Current research on how children learn best is actually very aligned with the Montessori philosophy. Research tells us that children learn best in environments where they are active participants in their learning, they are learning subjects of interest to them, that they learn for the sake of learning not for rewards and punishments.

These would require a careful review of the educational standards presently in place. With a strong foundation in Montessori Early Childhood, students would most definitely benefit from continuing their Montessori education into the elementary years.

Q. Who accredits or oversees Montessori schools?
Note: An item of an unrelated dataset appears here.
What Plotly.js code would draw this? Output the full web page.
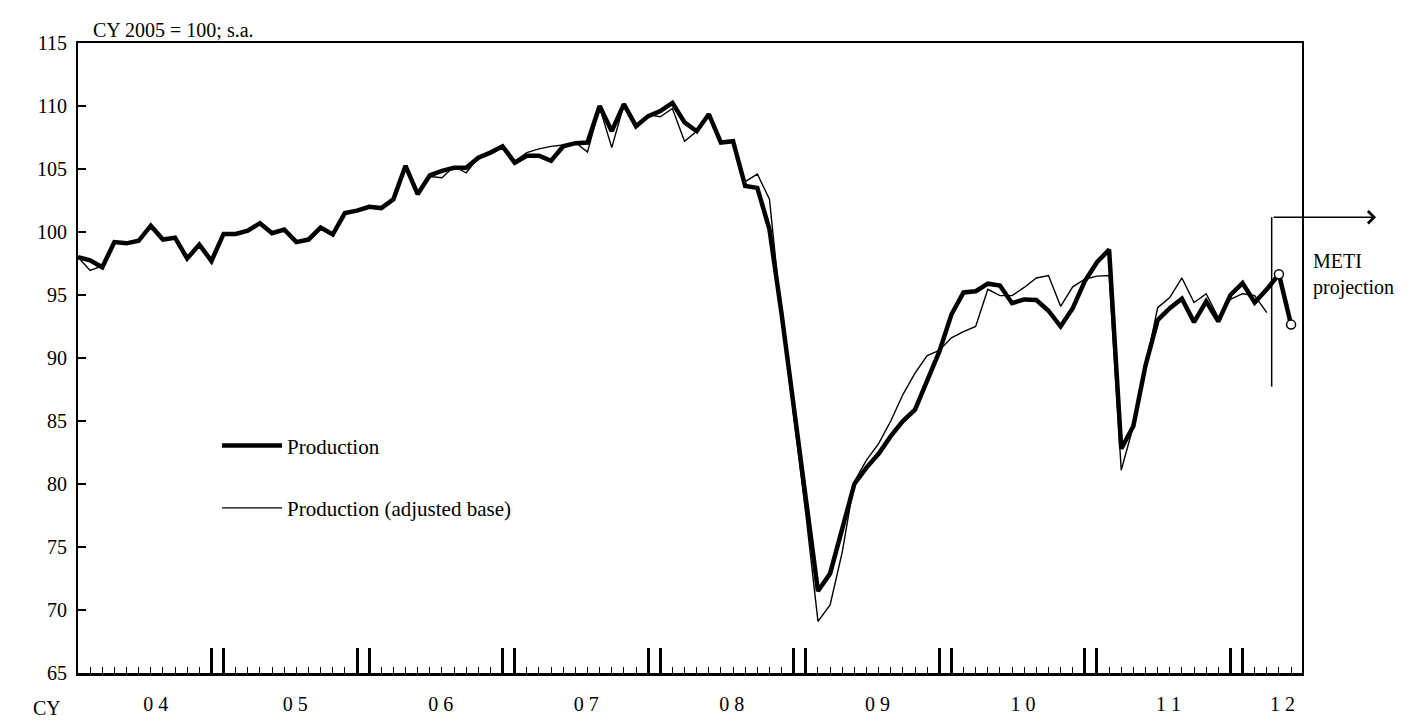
<!DOCTYPE html>
<html><head><meta charset="utf-8">
<script src="https://cdn.plot.ly/plotly-3.0.1.min.js"></script>
<style>html,body{margin:0;padding:0;background:#fff}</style>
</head><body>
<div id="chart" style="width:1413px;height:722px"></div>
<script>
// Monthly index, Jan 2004 = month 0 ... May 2012 = month 100 (CY 2005 = 100; s.a.)
const production = [
  98.0, 97.75, 97.2, 99.2, 99.1, 99.3, 100.5, 99.4, 99.55, 97.9, 99.0, 97.7,
  99.85, 99.85, 100.1, 100.7, 99.9, 100.2, 99.2, 99.4, 100.35, 99.8, 101.5, 101.7,
  102.0, 101.9, 102.6, 105.25, 103.0, 104.5, 104.85, 105.1, 105.1, 105.9, 106.3, 106.8,
  105.5, 106.05, 106.05, 105.65, 106.8, 107.05, 107.1, 110.0, 108.0, 110.15, 108.4, 109.2,
  109.6, 110.25, 108.7, 108.0, 109.35, 107.1, 107.2, 103.65, 103.5, 100.2, 93.5, 86.3,
  79.1, 71.5, 72.9, 76.4, 80.0, 81.3, 82.4, 83.8, 85.0, 85.9, 88.1, 90.5,
  93.45, 95.2, 95.3, 95.9, 95.75, 94.35, 94.65, 94.6, 93.75, 92.5, 93.95, 96.1,
  97.6, 98.6, 82.8, 84.6, 89.4, 93.0, 93.95, 94.7, 92.85, 94.5, 92.9, 95.0,
  95.95, 94.4, 95.45, 96.65, 92.65
];
const productionAdjusted = [
  98.0, 96.95, 97.3, 99.2, 99.1, 99.3, 100.5, 99.4, 99.55, 97.9, 99.0, 97.7,
  99.85, 99.85, 100.1, 100.7, 99.9, 100.2, 99.2, 99.4, 100.35, 99.8, 101.5, 101.7,
  102.0, 101.9, 102.6, 105.2, 103.1, 104.4, 104.3, 105.2, 104.7, 105.9, 106.4, 106.9,
  105.6, 106.3, 106.6, 106.8, 106.9, 107.1, 106.35, 109.9, 106.7, 110.1, 108.4, 109.3,
  109.15, 109.8, 107.2, 108.0, 109.3, 107.2, 107.1, 104.0, 104.6, 102.6, 93.2, 85.6,
  77.6, 69.1, 70.4, 74.6, 80.2, 81.9, 83.2, 85.0, 87.1, 88.8, 90.2, 90.6,
  91.6, 92.1, 92.5, 95.45, 94.95, 94.95, 95.6, 96.35, 96.55, 94.1, 95.65, 96.25,
  96.5, 96.55, 81.1, 84.6, 89.4, 94.0, 94.8, 96.35, 94.4, 95.1, 93.2, 94.65,
  95.1, 94.95, 93.6
];
const projectionFirstMonth = 99;           // METI projection months (Apr, May 2012)
const projectionMarkerLine = 98.4;         // position of the projection bracket
const projectionBracket = [87.73, 101.17];

const yearBoundaryTicks = [0, 11, 12, 23, 24, 35, 36, 47, 48, 59, 60, 71, 72, 83, 84, 95, 96];
const yearLabelPos = [6.4, 17.9, 29.9, 41.9, 53.9, 65.9, 77.9, 89.9, 99.3];
const yearLabels = ['0 4', '0 5', '0 6', '0 7', '0 8', '0 9', '1 0', '1 1', '1 2'];

const months = production.map((_, i) => i);
const monthsAdj = productionAdjusted.map((_, i) => i);
const projMonths = months.slice(projectionFirstMonth);
const projVals = production.slice(projectionFirstMonth);

const F = 'Liberation Serif, Times New Roman, serif';
const xRange = [0, 100.9];

const traces = [
  {x: months, y: production, type: 'scatter', mode: 'lines', name: 'Production',
   line: {color: '#000', width: 4.5}, legendgroup: 'a'},
  {x: monthsAdj, y: productionAdjusted, type: 'scatter', mode: 'lines', name: 'Production (adjusted base)',
   line: {color: '#000', width: 1.4}, legendgroup: 'b'},
  {x: projMonths, y: projVals, type: 'scatter', mode: 'markers', showlegend: false,
   xaxis: 'x2', yaxis: 'y',
   marker: {symbol: 'circle', size: 9, color: '#fff', line: {color: '#000', width: 1.5}}}
];

const layout = {
  width: 1413, height: 722,
  margin: {l: 78, r: 111, t: 43, b: 49},
  paper_bgcolor: '#fff', plot_bgcolor: '#fff',
  font: {family: F, size: 20, color: '#000'},
  showlegend: true,
  title: {text: 'CY 2005 = 100; s.a.', xref: 'container', yref: 'container',
          x: 93 / 1413, xanchor: 'left', y: 1 - 30 / 722, yanchor: 'middle',
          font: {family: F, size: 20, color: '#000'}},
  xaxis: {range: xRange, showline: true, linewidth: 2.5, linecolor: '#000', mirror: true,
          showgrid: false, zeroline: false, tickmode: 'array', tickvals: yearBoundaryTicks,
          ticks: 'inside', ticklen: 25, tickwidth: 3, tickcolor: '#000', showticklabels: false,
          minor: {ticks: 'inside', ticklen: 6, tickwidth: 1, tickcolor: '#000', dtick: 1, tick0: 0, showgrid: false}},
  xaxis2: {range: xRange, overlaying: 'x', anchor: 'y', side: 'bottom', showline: false,
           showgrid: false, zeroline: false, tickmode: 'array', tickvals: yearLabelPos,
           ticktext: yearLabels, ticks: '', ticklabelstandoff: 17,
           tickfont: {family: F, size: 20, color: '#000'}},
  yaxis: {range: [65, 115], tick0: 65, dtick: 5, ticks: 'inside', ticklen: 8, tickwidth: 2,
          tickcolor: '#000', showline: true, linewidth: 2, linecolor: '#000', mirror: true,
          showgrid: false, zeroline: false, ticklabelstandoff: 5,
          tickfont: {family: F, size: 20, color: '#000'}},
  legend: {x: 0.1136, xanchor: 'left', y: 0.393, yanchor: 'top', bgcolor: 'rgba(0,0,0,0)',
           font: {family: F, size: 21, color: '#000'}, itemwidth: 60,
           traceorder: 'grouped', tracegroupgap: 32},
  shapes: [
    {type: 'line', xref: 'x', yref: 'y', x0: projectionMarkerLine, x1: projectionMarkerLine,
     y0: projectionBracket[0], y1: projectionBracket[1], line: {color: '#000', width: 1.5}}
  ],
  annotations: [
    {text: 'CY', xref: 'paper', yref: 'paper', x: 0, y: 0, xanchor: 'right', yanchor: 'top',
     xshift: -15, yshift: -22, showarrow: false, font: {family: F, size: 20, color: '#000'}},
    {text: 'METI<br>projection', xref: 'paper', yref: 'y', x: 1.007, y: 96.64,
     xanchor: 'left', yanchor: 'middle', align: 'left', showarrow: false,
     font: {family: F, size: 20, color: '#000'}},
    {text: '', xref: 'paper', yref: 'y', x: 1.0605, y: projectionBracket[1],
     showarrow: true, ax: -104, ay: 0, arrowhead: 4, arrowsize: 1.6, arrowwidth: 1.5,
     arrowcolor: '#000', standoff: 0, startstandoff: 0}
  ]
};

Plotly.newPlot('chart', traces, layout, {displayModeBar: false, staticPlot: true});
</script>
</body></html>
A. Unfortunately no one body can accredit the Montessori element of schools, but there are several Montessori organizations to which schools can belong. The two major ones operating in the United States are the Association Montessori International (AMI, with a U.S. branch office called AMI-USA) and the American Montessori Society (AMS). Parents considering placing a child in a Montessori school should ask about the school's affiliation(s).

Parents must carefully research, and observe a classroom in operation, in order to choose a real Montessori school for their child.

Q. I recently observed a Montessori classroom for a day. I was very very impressed, but I have three questions.

  1. There doesn't seem to be any opportunities for pretend play
  2. The materials don't seem to allow children to be creative
  3.  Children don't seem to be interacting with another very much. Any help you give me would be appreciated. Thank you very much.

A. I can give you three very incomplete answers to your perceptive questions:

  1. When Dr. Montessori opened the first Children's House it was full of pretend play things. The children never played with them as long as they were allowed to do real things - i.e. cooking instead of pretending to cook. It is still true.
  2. The materials teach specific things and then the creativity is incredible. Like learning how to handle a good violin and then playing music. It is not considered "creative" to use a violin as a hammer, or a bridge while playing with blocks. We consider it "creative" to learn how to use the violin properly and then create music. The same goes for the materials in a Montessori classroom.
  3. There is as much interaction as the children desire, but the tasks are so satisfying that, for these few hours a day, children want to master the challenges offered by them. Then they become happier and kinder—true socialization. Also, since concentration is protected above all, as all "work" is respected, children learn early on not to interrupt someone who is concentrating.

These answers were provided by the Michael Olaf Montessori Company. For more information on the Montessori Method of Education in schools, the Montessori philosophy of raising children in the home, and toys, games, books and other educational materials compatible with this system of supporting the best development of children, go to the home page: www.michaelolaf.net

(Reference : www.michaelolaf.net/FAQMontessori.html)

Q. Is Montessori good for children with learning disabilities? What about gifted children?

A. Montessori is designed to help all children reach their fullest potential at their own unique pace. A classroom whose children have varying abilities is a community in which everyone learns from one another and everyone contributes. Moreover, multi-age grouping allows each child to find his or her own pace without feeling "ahead" or "behind" in relation to peers.

Q. Are Montessori children successful later in life?

A. Research studies show that Montessori children are well prepared for later life academically, socially, and emotionally. In addition to scoring well on standardized tests, Montessori children are ranked above average on such criteria as following directions, turning in work on time, listening attentively, using basic skills, showing responsibility, asking provocative questions, showing enthusiasm for learning, and adapting to new situations.